• _Data lines_:
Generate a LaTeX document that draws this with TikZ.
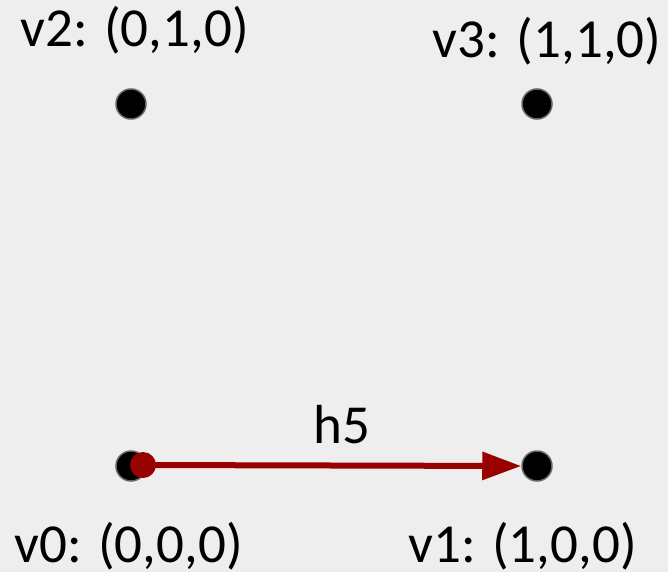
\documentclass[tikz,border=0pt]{standalone}
\usepackage{fontspec}
\setmainfont{Carlito}
\usetikzlibrary{arrows.meta}
\definecolor{bg}{HTML}{EEEEEE}
\definecolor{edgered}{HTML}{990000}
\begin{document}
\begin{tikzpicture}[x=1pt,y=-1pt,
  vtx/.style={circle,fill=black,draw=black!60,line width=1.5pt,minimum size=30pt,inner sep=0pt},
  lbl/.style={anchor=base,inner sep=0pt,font=\fontsize{55}{66}\selectfont},
  hedge/.style={draw=edgered,line width=6pt,-{Triangle[length=39pt,width=27pt]}}]
\fill[bg] (0,0) rectangle (668,572);
\useasboundingbox (0,0) rectangle (668,572);
\node[vtx] (v2) at (131,104) {};
\node[vtx] (v3) at (537,104) {};
\node[vtx] (v0) at (131,466) {};
\node[vtx] (v1) at (537,466) {};
\node[lbl] (l2) at (134.5,47) {v2: (0,1,0)};
\node[lbl] (l3) at (547,58) {v3: (1,1,0)};
\node[lbl] (l0) at (128.5,562) {v0: (0,0,0)};
\node[lbl] (l1) at (522.5,562) {v1: (1,0,0)};
\node[circle,fill=edgered,minimum size=26pt,inner sep=0pt] (s) at (143,465) {};
\draw[hedge] (s.center) -- (v1.west);
\node[lbl] (h5) at (342,443) {h5};
\end{tikzpicture}
\end{document}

• _Work to complete_:
Quote the data exactly, leaving every image out of the copy.

• _Exercise answer_:
Generate a LaTeX document that draws this with TikZ.
\documentclass[tikz,border=0pt]{standalone}
\usepackage{fontspec}
\setmainfont{Carlito}
\usetikzlibrary{arrows.meta}
\definecolor{bg}{HTML}{EEEEEE}
\definecolor{edgered}{HTML}{990000}
\begin{document}
\begin{tikzpicture}[x=1pt,y=-1pt,
  vtx/.style={circle,fill=black,draw=black!60,line width=1.5pt,minimum size=30pt,inner sep=0pt},
  lbl/.style={anchor=base,inner sep=0pt,font=\fontsize{55}{66}\selectfont},
  hedge/.style={draw=edgered,line width=6pt,-{Triangle[length=39pt,width=27pt]}}]
\fill[bg] (0,0) rectangle (668,572);
\useasboundingbox (0,0) rectangle (668,572);
\node[vtx] (v2) at (131,104) {};
\node[vtx] (v3) at (537,104) {};
\node[vtx] (v0) at (131,466) {};
\node[vtx] (v1) at (537,466) {};
\node[lbl] (l2) at (134.5,47) {v2: (0,1,0)};
\node[lbl] (l3) at (547,58) {v3: (1,1,0)};
\node[lbl] (l0) at (128.5,562) {v0: (0,0,0)};
\node[lbl] (l1) at (522.5,562) {v1: (1,0,0)};
\node[circle,fill=edgered,minimum size=26pt,inner sep=0pt] (s) at (143,465) {};
\draw[hedge] (s.center) -- (v1.west);
\node[lbl] (h5) at (342,443) {h5};
\end{tikzpicture}
\end{document}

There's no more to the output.